What the task asks: Copy the data precisely, character for character, and leave out every picture.

------------------------------------

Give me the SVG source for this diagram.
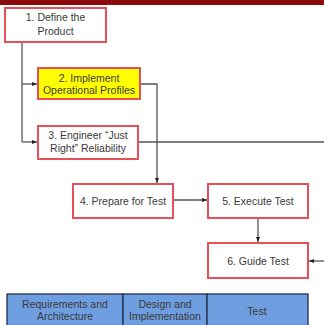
<svg xmlns="http://www.w3.org/2000/svg" width="324" height="325" viewBox="0 0 324 325">
<defs>
<marker id="ah" viewBox="0 0 10 10" refX="10" refY="5" markerWidth="5" markerHeight="5" orient="auto" markerUnits="userSpaceOnUse"><path d="M0,1 L10,5 L0,9 z" fill="#222"/></marker>
<style>
.box{fill:#fff;stroke:#e5505a;stroke-width:2}
.yel{fill:#ffff00;stroke:#e5505a;stroke-width:2}
.t{font-family:"Liberation Sans",Arial,sans-serif;font-size:10.5px;fill:#3a3a3a;text-anchor:middle}
.c{fill:none;stroke:#555;stroke-width:1.3}
.a{marker-end:url(#ah)}
.cell{fill:#6f9ee0;stroke:#1f2f4f;stroke-width:1.3}
</style>
</defs>
<rect x="0" y="0" width="324" height="325" fill="#fff"/>
<rect x="0" y="0" width="324" height="5" fill="#8b0a0a"/>
<g id="connectors">
<path class="c" d="M22,42 V142"/>
<path class="c a" d="M22,84 H37"/>
<path class="c a" d="M22,142 H37"/>
<path class="c a" d="M140,84 H157 V183"/>
<path class="c" d="M138,142 H324" stroke="#777"/>
<path class="c a" d="M173,200 H207"/>
<path class="c a" d="M258,218 V242"/>
<path class="c a" d="M324,261 H309"/>
</g>
<g id="n1"><rect class="box" x="5" y="8" width="101" height="34"/><text class="t" x="55.5" y="21">1.  Define the</text><text class="t" x="55.5" y="35">Product</text></g>
<g id="n2"><rect class="yel" x="38" y="68" width="102" height="31"/><text class="t" x="89" y="82">2.  Implement</text><text class="t" x="89" y="94">Operational Profiles</text></g>
<g id="n3"><rect class="box" x="38" y="126" width="100" height="33"/><text class="t" x="88" y="139">3.  Engineer “Just</text><text class="t" x="88" y="152">Right” Reliability</text></g>
<g id="n4"><rect class="box" x="73" y="184" width="100" height="34"/><text class="t" x="123" y="205">4.  Prepare for Test</text></g>
<g id="n5"><rect class="box" x="208" y="184" width="100" height="34"/><text class="t" x="258" y="205">5.  Execute Test</text></g>
<g id="n6"><rect class="box" x="208" y="243" width="100" height="35"/><text class="t" x="258" y="265">6.  Guide Test</text></g>
<g id="table">
<rect class="cell" x="7" y="294" width="116" height="34"/>
<rect class="cell" x="123" y="294" width="84" height="34"/>
<rect class="cell" x="207" y="294" width="101" height="34"/>
<text class="t" x="65" y="308">Requirements and</text><text class="t" x="65" y="320">Architecture</text>
<text class="t" x="165" y="308">Design and</text><text class="t" x="165" y="320">Implementation</text>
<text class="t" x="257" y="315">Test</text>
</g>
</svg>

------------------------------------

Exercise answer:
Give me the SVG source for this diagram.
<svg xmlns="http://www.w3.org/2000/svg" width="324" height="325" viewBox="0 0 324 325">
<defs>
<marker id="ah" viewBox="0 0 10 10" refX="10" refY="5" markerWidth="5" markerHeight="5" orient="auto" markerUnits="userSpaceOnUse"><path d="M0,1 L10,5 L0,9 z" fill="#222"/></marker>
<style>
.box{fill:#fff;stroke:#e5505a;stroke-width:2}
.yel{fill:#ffff00;stroke:#e5505a;stroke-width:2}
.t{font-family:"Liberation Sans",Arial,sans-serif;font-size:10.5px;fill:#3a3a3a;text-anchor:middle}
.c{fill:none;stroke:#555;stroke-width:1.3}
.a{marker-end:url(#ah)}
.cell{fill:#6f9ee0;stroke:#1f2f4f;stroke-width:1.3}
</style>
</defs>
<rect x="0" y="0" width="324" height="325" fill="#fff"/>
<rect x="0" y="0" width="324" height="5" fill="#8b0a0a"/>
<g id="connectors">
<path class="c" d="M22,42 V142"/>
<path class="c a" d="M22,84 H37"/>
<path class="c a" d="M22,142 H37"/>
<path class="c a" d="M140,84 H157 V183"/>
<path class="c" d="M138,142 H324" stroke="#777"/>
<path class="c a" d="M173,200 H207"/>
<path class="c a" d="M258,218 V242"/>
<path class="c a" d="M324,261 H309"/>
</g>
<g id="n1"><rect class="box" x="5" y="8" width="101" height="34"/><text class="t" x="55.5" y="21">1.  Define the</text><text class="t" x="55.5" y="35">Product</text></g>
<g id="n2"><rect class="yel" x="38" y="68" width="102" height="31"/><text class="t" x="89" y="82">2.  Implement</text><text class="t" x="89" y="94">Operational Profiles</text></g>
<g id="n3"><rect class="box" x="38" y="126" width="100" height="33"/><text class="t" x="88" y="139">3.  Engineer “Just</text><text class="t" x="88" y="152">Right” Reliability</text></g>
<g id="n4"><rect class="box" x="73" y="184" width="100" height="34"/><text class="t" x="123" y="205">4.  Prepare for Test</text></g>
<g id="n5"><rect class="box" x="208" y="184" width="100" height="34"/><text class="t" x="258" y="205">5.  Execute Test</text></g>
<g id="n6"><rect class="box" x="208" y="243" width="100" height="35"/><text class="t" x="258" y="265">6.  Guide Test</text></g>
<g id="table">
<rect class="cell" x="7" y="294" width="116" height="34"/>
<rect class="cell" x="123" y="294" width="84" height="34"/>
<rect class="cell" x="207" y="294" width="101" height="34"/>
<text class="t" x="65" y="308">Requirements and</text><text class="t" x="65" y="320">Architecture</text>
<text class="t" x="165" y="308">Design and</text><text class="t" x="165" y="320">Implementation</text>
<text class="t" x="257" y="315">Test</text>
</g>
</svg>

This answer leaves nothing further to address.